Толстовцу Иконникову автор придаёт такой ход чувств. «Гонения, которые большевики проводили после революции против церкви, были полезны для христианской идеи» — и число тогдашних жертв не подорвало его религиозной веры; проповедовал он Евангелие и во время всеобщей коллективизации, наблюдая массовые жертвы, да ведь тоже и «коллективизация шла во имя добра». Но когда он увидел «казнь двадцати тысяч евреев… — в этот день [он] понял, что Бог не мог допустить подобное, и… стало очевидно, что его нет».
Теперь наконец Гроссман может позволить себе открыть нам содержание предсмертного письма матери Штрума, которое передано сыну в 1-м томе, но лишь смутно упомянуто, что оно принесло горечь: в 1952 году автор не решился отдать его в публикацию. Теперь оно занимает большую главу (I-18) и с глубинным душевным чувством передаёт пережитое матерью в захваченном немцами украинском городе, разочарование в соседях, рядом с которыми жили годами; бытовые подробности изъятия местных евреев в загон искусственного временного гетто; жизнь там, разнообразные типы и психология захваченных евреев; и самоподготовление к неумолимой смерти. Письмо написано со скупым драматизмом, без трагических восклицаний — и очень выразительно. Вот гонят евреев по мостовой, а на тротуарах стоит глазеющая толпа; те — одеты по-летнему, а евреи, взявшие вещи в запас, — «в пальто, в шапках, женщины в тёплых платках», «мне показалось, что для евреев, идущих по улице, уже и солнце отказалось светить, они идут среди декабрьской ночной стужи».

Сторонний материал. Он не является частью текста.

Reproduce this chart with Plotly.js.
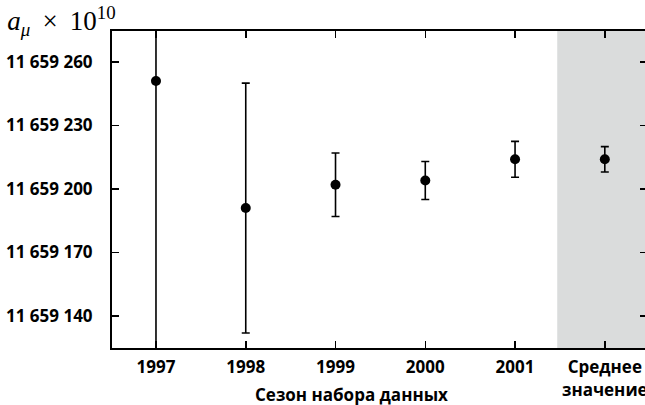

Гроссман берётся описать и уничтожение механизированное, центральное, и прослеживая его от замысла; автор напряжённо сдержан, ни выкрика, ни рывка: оберштурмбаннфюрер Лисс деловито осматривает строящийся комбинат, и это идёт в технических терминах, мы не упреждаемся, что комбинат назначен для массового уничтожения людей. Срывается голос автора только на «сюрпризе» Эйхману и Лиссу: им предлагают в будущей газовой камере (это вставлено искусственно, в растравку) — столик с вином и закусками, и автор комментирует это как «милую выдумку». На вопрос же, о каком количестве евреев идёт речь, цифра не названа, автор тактично уклоняется, и только «Лисс, поражённый, спросил: — Миллионов?» — чувство меры художника.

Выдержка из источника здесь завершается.